Above the river, a marvelous ruin stood in its broken glory. A ruin of once ancient hold of a mighty queen that now lay in mold and debris, slowly devoured by trees and flora around it. The adventurers entered its half broken gate and found a ghost of a child looking for her doll in the courtyard. After a brief conversation, Orik decided to cut a piece of his rope and made a little doll for the ghost girl. She did not like it and paid no mind to it because, at the same time Mína, took out the doll from the ghost in Slanterk from her bag doll from the ghost in Slanterkfrom her bag. The ghost girl rushed to her, snatched the doll and vanished. Puzzled by this event, the adventurers decided to venture forth and traversed a long lightless corridor. At its end, there was a grand door and murmur of people could be heard from the other side. They entered and found out that the room was filled with ghosts having a banquet. Above everything else, a throne made from great white tree stood and within its branches sat a pale, ghostly figure of breathtaking beauty. It was the ghost queen of this once powerful kingdom. A banshee. She asked what were they looking for and what they wanted. I had a little diplomacy game with her prepared. Players could get three keys from her for their quest. But when I started the game, mocking them as a banshee queen, Mína took the first key the queen offered and the group went away. The queen said for a few times that there are many locks and the key will open only first of them, but they did not care (in this session Llthrae was not present so maybe that was the reason). This is where this session ended and I felt dread because the dungeon below the queen was small and deadly in every way possible. In this time I still cared deeply for the fun and giggles of my players and cringed at every moment when some lethal danger appeared.

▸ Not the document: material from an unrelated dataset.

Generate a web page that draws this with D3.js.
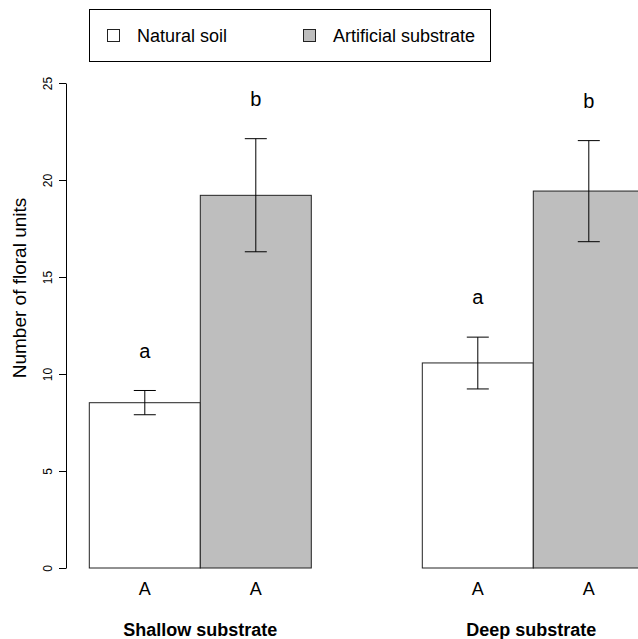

The next session was with all three players in the entry room of the vaults. They had one key and an ancient mosaic to decipher in the circular room. The mosaic was depicting an unknown scenery with snowy mountains and one great star above the highest peak. 25 small keyholes were barely visible above the entire landscape. Some of the holes were just empty. Some of them were traps. One was a real death room with the deceased daughter of the banshee embedded in ice. One was an easter egg with a bearded guy with long hair wearing a t-shirt with some castle in a glass coffin. And one was with the treasure they needed. It took some time but to my astonishment (and with some railroading) Llthrae found the right keyhole. The part of the wall disappeared and vast cold darkness opened in front of him. Llthrae took the step in and I made him make an acrobatics check if he can catch the rim of the wall because there was no solid floor. And I found another lovely thing he was doing since then.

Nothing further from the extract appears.